Document Type
Article
Publication Date
3-30-2006
Abstract
The question presented here is whether the District Court improperly concluded under AEDPA review that the state court's application of Strickland v. Washington, 466 U.S. 668, 104 S.Ct. 2052, 80 L.Ed.2d 674 (1984), was objectively unreasonable for having rejected a Sixth Amendment challenge based on various alleged failures of trial counsel.
Respondent-appellant First Deputy Superintendent Dennis Bliden (hereinafter the "State") appeals from a judgment entered September 28, 2004, in the United States District Court for the Southern District of New York (Wood, J.) granting the application of the petitioner-appellee Arnold Lynn ("Lynn" or "Petitioner") for a writ of habeas corpus pursuant to 28 U.S.C. § 2254. Lynn was convicted for Murder in the Second Degree, pursuant to N.Y. Penal Law § 125.25(1), and Attempted Murder in the Second Degree, pursuant to N.Y. Penal Law §§ 110.00, 125.25(1), in the Supreme Court of the State of New York, Bronx County (Collins, Justice). Lynn is serving concurrent indeterminate terms of imprisonment of twenty years to life and six years to twelve years, respectively.
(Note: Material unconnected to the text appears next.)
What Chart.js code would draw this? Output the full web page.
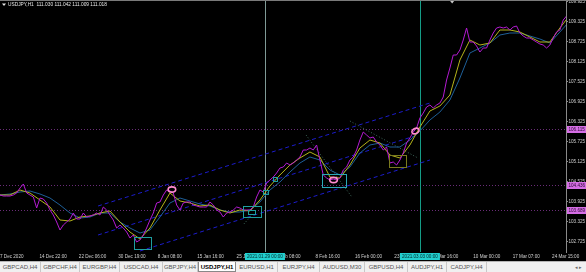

At the time of the commencement of this action, Bliden was the acting First Deputy Superintendent of the Green Haven Correctional Facility, the prison where Lynn is confined.
The District Court found that the state court's application of Strickland v. Washington, 466 U.S. 668, 104 S.Ct. 2052, 80 L.Ed.2d 674 (1984), was objectively unreasonable, the state court having rejected Lynn's Sixth Amendment challenge based on trial counsel's failure (a) to move to reopen a Wade hearing after learning that one eyewitness had failed to identify the Petitioner when first shown a photo array; (b) to cross-examine another eyewitness about a previous statement in which the eyewitness claimed that he "couldn't recognize" the culprit; and (c) to successfully argue for admission, under New York's business records exception to the hearsay rule, of those portions of a police report containing the reporting officer's own observations.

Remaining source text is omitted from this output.